• **Your objective**
Return each line containing "Reproduce".
○ ○ ○ ○ ○
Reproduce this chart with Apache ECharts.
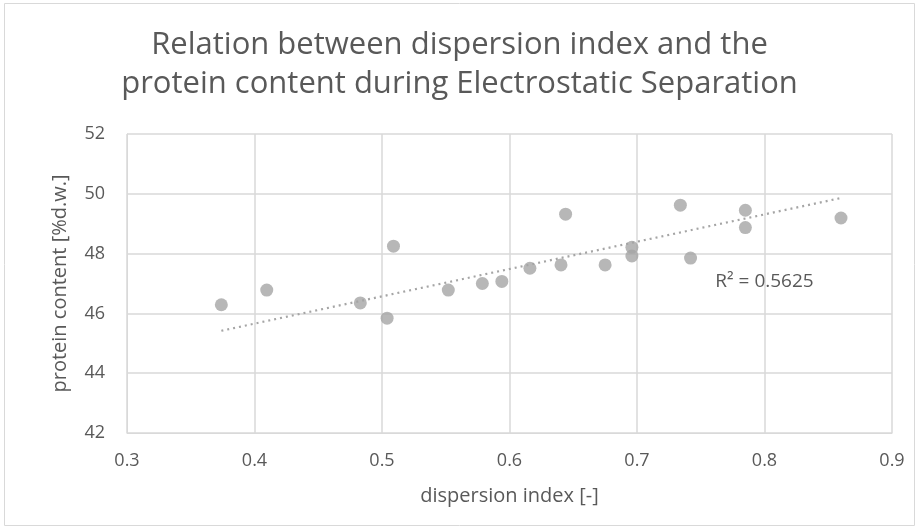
<!DOCTYPE html>
<html><head><meta charset="utf-8">
<script src="https://cdn.jsdelivr.net/npm/echarts@6/dist/echarts.min.js"></script>
<style>html,body{margin:0;padding:0;background:#fff}#c{width:919px;height:529px}</style>
</head><body><div id="c"></div>
<script>
var dispersionIndex = [0.374,0.4096,0.509,0.483,0.504,0.552,0.5787,0.594,0.616,0.6404,0.644,0.675,0.696,0.696,0.734,0.742,0.785,0.785,0.86];
var proteinContent = [46.29,46.78,48.25,46.35,45.84,46.78,47.0,47.07,47.51,47.62,49.32,47.62,48.21,47.92,49.62,47.85,49.45,48.87,49.19];
// trendline end points (Excel linear trendline)
var trendX = [0.374, 0.859];
var trendY = [45.42, 49.85];
var r2Label = 'R² = 0.5625';
var r2Pos = [0.8, 47.06];
var titleLines = ['Relation between dispersion index and the','protein content during Electrostatic Separation'];

var pts = dispersionIndex.map(function(x,i){return [x,proteinContent[i]];});
var trend = trendX.map(function(x,i){return [x,trendY[i]];});

var font='"Open Sans", sans-serif';
var chart=echarts.init(document.getElementById('c'));
chart.setOption({
  animation:false,
  title:{text:titleLines.join('\n'),left:'center',top:21,textStyle:{fontFamily:font,fontSize:31,fontWeight:'normal',color:'#595959',lineHeight:39}},
  grid:{left:127,top:134,right:27,bottom:96},
  graphic:[{type:'rect',shape:{x:4.5,y:3.5,width:910,height:522},style:{fill:null,stroke:'#d9d9d9',lineWidth:1}}],
  xAxis:{type:'value',min:0.3,max:0.9,interval:0.1,
    name:'dispersion index [-]',nameLocation:'middle',nameGap:53,
    nameTextStyle:{fontFamily:font,fontSize:20,color:'#595959'},
    axisLine:{show:true,lineStyle:{color:'#d9d9d9',width:1}},axisTick:{show:false},
    axisLabel:{fontFamily:font,fontSize:18,color:'#595959',margin:19,formatter:function(v){return v.toFixed(1);}},
    splitLine:{show:true,lineStyle:{color:'#d9d9d9',width:1.5}}},
  yAxis:{type:'value',min:42,max:52,interval:2,
    name:'protein content [%d.w.]',nameLocation:'middle',nameGap:57,
    nameTextStyle:{fontFamily:font,fontSize:20,color:'#595959'},
    axisLine:{show:true,lineStyle:{color:'#d9d9d9',width:1}},axisTick:{show:false},
    axisLabel:{fontFamily:font,fontSize:18,color:'#595959',margin:22},
    splitLine:{show:true,lineStyle:{color:'#d9d9d9',width:1.5}}},
  series:[
    {type:'scatter',data:pts,symbolSize:13,itemStyle:{color:'#a5a5a5'},z:3},
    {type:'line',data:trend,symbol:'none',lineStyle:{color:'#a5a5a5',width:2.2,type:[2,4]},z:2,
      markPoint:{symbol:'rect',symbolSize:1,itemStyle:{color:'transparent'},
        data:[{coord:r2Pos,label:{show:true,formatter:r2Label,fontFamily:font,fontSize:19,color:'#595959'}}]}}
  ]
});
</script></body></html>
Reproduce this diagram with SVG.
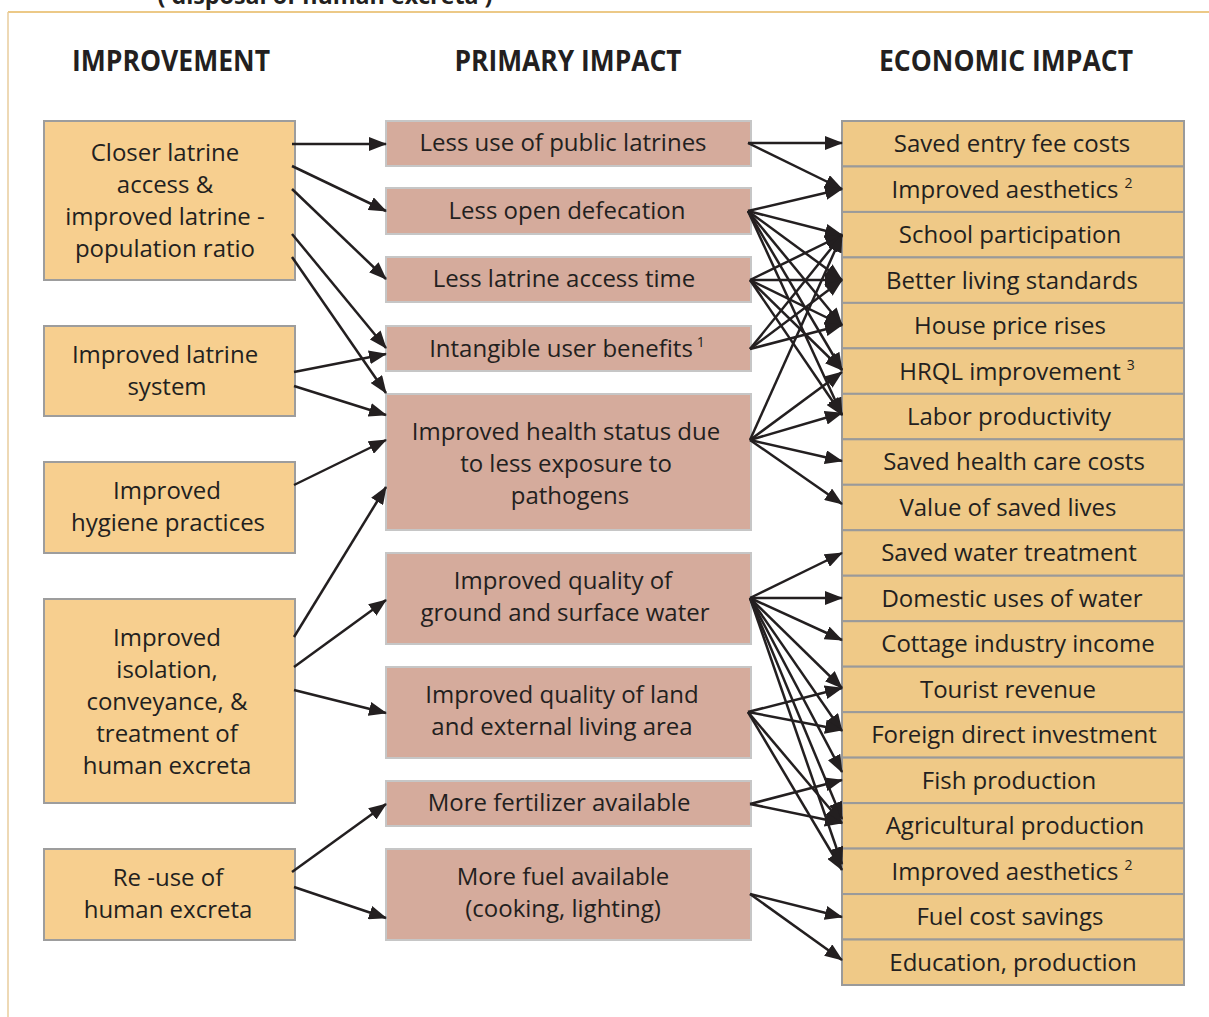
<svg xmlns="http://www.w3.org/2000/svg" width="1209" height="1017" viewBox="0 0 1209 1017">
  <style>
    .t { font-family: "Open Sans", "Liberation Sans", sans-serif; font-size: 24px; fill: #231f20; text-anchor: middle; }
    .h { font-family: "Open Sans", "Liberation Sans", sans-serif; font-size: 28px; font-weight: bold; fill: #231f20; text-anchor: middle; }
    .sup { font-size: 14px; }
    .imp { fill: #f7cf8f; stroke: #9d9d9d; stroke-width: 2; }
    .pri { fill: #d5ab9c; stroke: #c6c6c6; stroke-width: 2; }
    .eco { fill: #efc987; stroke: #9a9a9a; stroke-width: 2; }
    .c line { stroke: #231f20; stroke-width: 2.5; marker-end: url(#head); }
  </style>
  <defs>
    <marker id="head" viewBox="0 0 18 14" refX="17" refY="7" markerWidth="18" markerHeight="14" markerUnits="userSpaceOnUse" orient="auto">
      <path d="M0,0 L18,7 L0,14 z" fill="#231f20"/>
    </marker>
  </defs>

  <rect width="1209" height="1017" fill="#ffffff"/>

  <!-- heading above the frame, running off the page edge -->
  <text x="325" y="4" font-family="Open Sans, Liberation Sans, sans-serif" font-size="24" font-weight="bold" fill="#231f20" text-anchor="middle" textLength="335" lengthAdjust="spacingAndGlyphs">( disposal of human excreta )</text>

  <!-- frame -->
  <line x1="8" y1="12" x2="1209" y2="12" stroke="#ecc987" stroke-width="2"/>
  <line x1="8" y1="12" x2="8" y2="1017" stroke="#e8cc9c" stroke-width="1.5"/>

  <!-- column headings -->
  <text class="h" x="171" y="71" textLength="198" lengthAdjust="spacingAndGlyphs">IMPROVEMENT</text>
  <text class="h" x="568" y="71" textLength="227" lengthAdjust="spacingAndGlyphs">PRIMARY IMPACT</text>
  <text class="h" x="1006" y="71" textLength="254" lengthAdjust="spacingAndGlyphs">ECONOMIC IMPACT</text>

  <!-- improvements -->
  <g id="imp-latrine-access">
    <rect class="imp" x="44" y="121" width="251" height="159"/>
    <text class="t" x="165" y="161">Closer latrine</text>
    <text class="t" x="165" y="193">access &amp;</text>
    <text class="t" x="165" y="225">improved latrine -</text>
    <text class="t" x="165" y="257">population ratio</text>
  </g>
  <g id="imp-latrine-system">
    <rect class="imp" x="44" y="326" width="251" height="90"/>
    <text class="t" x="165" y="363">Improved latrine</text>
    <text class="t" x="167" y="395">system</text>
  </g>
  <g id="imp-hygiene">
    <rect class="imp" x="44" y="462" width="251" height="91"/>
    <text class="t" x="167" y="499">Improved</text>
    <text class="t" x="168" y="531">hygiene practices</text>
  </g>
  <g id="imp-isolation">
    <rect class="imp" x="44" y="599" width="251" height="204"/>
    <text class="t" x="167" y="646">Improved</text>
    <text class="t" x="167" y="678">isolation,</text>
    <text class="t" x="167" y="710">conveyance, &amp;</text>
    <text class="t" x="167" y="742">treatment of</text>
    <text class="t" x="167" y="774">human excreta</text>
  </g>
  <g id="imp-reuse">
    <rect class="imp" x="44" y="849" width="251" height="91"/>
    <text class="t" x="168" y="886">Re -use of</text>
    <text class="t" x="168" y="918">human excreta</text>
  </g>

  <!-- primary impacts -->
  <g id="pri-public-latrines">
    <rect class="pri" x="386" y="121" width="365" height="45"/>
    <text class="t" x="563" y="151">Less use of public latrines</text>
  </g>
  <g id="pri-open-defecation">
    <rect class="pri" x="386" y="188" width="365" height="46"/>
    <text class="t" x="567" y="219">Less open defecation</text>
  </g>
  <g id="pri-access-time">
    <rect class="pri" x="386" y="257" width="365" height="45"/>
    <text class="t" x="564" y="287">Less latrine access time</text>
  </g>
  <g id="pri-intangible">
    <rect class="pri" x="386" y="326" width="365" height="45"/>
    <text class="t" x="567" y="357">Intangible user benefits<tspan class="sup" dx="4" dy="-10">1</tspan></text>
  </g>
  <g id="pri-health">
    <rect class="pri" x="386" y="394" width="365" height="136"/>
    <text class="t" x="566" y="440">Improved health status due</text>
    <text class="t" x="566" y="472">to less exposure to</text>
    <text class="t" x="570" y="504">pathogens</text>
  </g>
  <g id="pri-water">
    <rect class="pri" x="386" y="553" width="365" height="91"/>
    <text class="t" x="563" y="589">Improved quality of</text>
    <text class="t" x="565" y="621">ground and surface water</text>
  </g>
  <g id="pri-land">
    <rect class="pri" x="386" y="667" width="365" height="91"/>
    <text class="t" x="562" y="703">Improved quality of land</text>
    <text class="t" x="562" y="735">and external living area</text>
  </g>
  <g id="pri-fertilizer">
    <rect class="pri" x="386" y="781" width="365" height="45"/>
    <text class="t" x="559" y="811">More fertilizer available</text>
  </g>
  <g id="pri-fuel">
    <rect class="pri" x="386" y="849" width="365" height="91"/>
    <text class="t" x="563" y="885">More fuel available</text>
    <text class="t" x="563" y="917">(cooking, lighting)</text>
  </g>

  <!-- economic impacts: 19 rows of 45.47 -->
  <g id="eco-entry-fee"><rect class="eco" x="842" y="121" width="342" height="45.47"/><text class="t" x="1012" y="152">Saved entry fee costs</text></g>
  <g id="eco-aesthetics-a"><rect class="eco" x="842" y="166.47" width="342" height="45.47"/><text class="t" x="1012" y="198">Improved aesthetics<tspan class="sup" dx="6" dy="-10">2</tspan></text></g>
  <g id="eco-school"><rect class="eco" x="842" y="211.95" width="342" height="45.47"/><text class="t" x="1010" y="243">School participation</text></g>
  <g id="eco-living"><rect class="eco" x="842" y="257.42" width="342" height="45.47"/><text class="t" x="1012" y="289">Better living standards</text></g>
  <g id="eco-house"><rect class="eco" x="842" y="302.89" width="342" height="45.47"/><text class="t" x="1010" y="334">House price rises</text></g>
  <g id="eco-hrql"><rect class="eco" x="842" y="348.37" width="342" height="45.47"/><text class="t" x="1017" y="380">HRQL improvement<tspan class="sup" dx="6" dy="-10">3</tspan></text></g>
  <g id="eco-labor"><rect class="eco" x="842" y="393.84" width="342" height="45.47"/><text class="t" x="1009" y="425">Labor productivity</text></g>
  <g id="eco-health-costs"><rect class="eco" x="842" y="439.32" width="342" height="45.47"/><text class="t" x="1014" y="470">Saved health  care costs</text></g>
  <g id="eco-lives"><rect class="eco" x="842" y="484.79" width="342" height="45.47"/><text class="t" x="1008" y="516">Value of saved lives</text></g>
  <g id="eco-water-treatment"><rect class="eco" x="842" y="530.26" width="342" height="45.47"/><text class="t" x="1009" y="561">Saved water treatment</text></g>
  <g id="eco-domestic-water"><rect class="eco" x="842" y="575.74" width="342" height="45.47"/><text class="t" x="1012" y="607">Domestic uses of water</text></g>
  <g id="eco-cottage"><rect class="eco" x="842" y="621.21" width="342" height="45.47"/><text class="t" x="1018" y="652">Cottage industry income</text></g>
  <g id="eco-tourist"><rect class="eco" x="842" y="666.68" width="342" height="45.47"/><text class="t" x="1008" y="698">Tourist revenue</text></g>
  <g id="eco-fdi"><rect class="eco" x="842" y="712.16" width="342" height="45.47"/><text class="t" x="1014" y="743">Foreign direct investment</text></g>
  <g id="eco-fish"><rect class="eco" x="842" y="757.63" width="342" height="45.47"/><text class="t" x="1009" y="789">Fish production</text></g>
  <g id="eco-agriculture"><rect class="eco" x="842" y="803.11" width="342" height="45.47"/><text class="t" x="1015" y="834">Agricultural production</text></g>
  <g id="eco-aesthetics-b"><rect class="eco" x="842" y="848.58" width="342" height="45.47"/><text class="t" x="1012" y="880">Improved aesthetics<tspan class="sup" dx="6" dy="-10">2</tspan></text></g>
  <g id="eco-fuel-savings"><rect class="eco" x="842" y="894.05" width="342" height="45.47"/><text class="t" x="1010" y="925">Fuel cost savings</text></g>
  <g id="eco-education"><rect class="eco" x="842" y="939.53" width="342" height="45.47"/><text class="t" x="1013" y="971">Education, production</text></g>

  <!-- connectors -->
  <g id="connectors" class="c">
    <!-- improvement to primary impact -->
    <line x1="292" y1="144" x2="386" y2="144"/>
    <line x1="292" y1="166" x2="386" y2="211"/>
    <line x1="292" y1="189" x2="386" y2="279"/>
    <line x1="292" y1="234" x2="386" y2="348"/>
    <line x1="292" y1="257" x2="386" y2="393"/>
    <line x1="294" y1="372" x2="386" y2="354"/>
    <line x1="294" y1="386" x2="386" y2="415"/>
    <line x1="294" y1="485" x2="386" y2="440"/>
    <line x1="294" y1="637" x2="386" y2="487"/>
    <line x1="294" y1="667" x2="386" y2="600"/>
    <line x1="294" y1="690" x2="386" y2="713"/>
    <line x1="292" y1="872" x2="386" y2="804"/>
    <line x1="294" y1="887" x2="386" y2="918"/>

    <!-- primary impact to economic impact -->
    <line x1="748" y1="143" x2="842" y2="143"/>
    <line x1="748" y1="143" x2="842" y2="189"/>

    <line x1="748" y1="211" x2="842" y2="189"/>
    <line x1="748" y1="211" x2="842" y2="235"/>
    <line x1="748" y1="211" x2="842" y2="280"/>
    <line x1="748" y1="211" x2="842" y2="325"/>
    <line x1="748" y1="211" x2="842" y2="370"/>
    <line x1="748" y1="211" x2="842" y2="415"/>

    <line x1="750" y1="280" x2="842" y2="235"/>
    <line x1="750" y1="280" x2="842" y2="280"/>
    <line x1="750" y1="280" x2="842" y2="325"/>
    <line x1="750" y1="280" x2="842" y2="370"/>
    <line x1="750" y1="280" x2="842" y2="415"/>

    <line x1="750" y1="349" x2="842" y2="235"/>
    <line x1="750" y1="349" x2="842" y2="280"/>
    <line x1="750" y1="349" x2="842" y2="325"/>

    <line x1="750" y1="440" x2="842" y2="235"/>
    <line x1="750" y1="440" x2="842" y2="372"/>
    <line x1="750" y1="440" x2="842" y2="413"/>
    <line x1="750" y1="440" x2="842" y2="461"/>
    <line x1="750" y1="440" x2="842" y2="504"/>

    <line x1="750" y1="598" x2="842" y2="553"/>
    <line x1="750" y1="598" x2="842" y2="598"/>
    <line x1="750" y1="598" x2="842" y2="640"/>
    <line x1="750" y1="598" x2="842" y2="688"/>
    <line x1="750" y1="598" x2="842" y2="731"/>
    <line x1="750" y1="598" x2="842" y2="772"/>
    <line x1="750" y1="598" x2="842" y2="819"/>
    <line x1="750" y1="598" x2="842" y2="864"/>

    <line x1="748" y1="712" x2="842" y2="688"/>
    <line x1="748" y1="712" x2="842" y2="730"/>
    <line x1="748" y1="712" x2="842" y2="823"/>
    <line x1="748" y1="712" x2="842" y2="870"/>

    <line x1="750" y1="804" x2="842" y2="780"/>
    <line x1="750" y1="804" x2="842" y2="823"/>

    <line x1="750" y1="894" x2="842" y2="917"/>
    <line x1="750" y1="894" x2="842" y2="960"/>
  </g>
</svg>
○ ○ ○ ○ ○
• **Finished task**
Reproduce this chart with Apache ECharts.
Reproduce this diagram with SVG.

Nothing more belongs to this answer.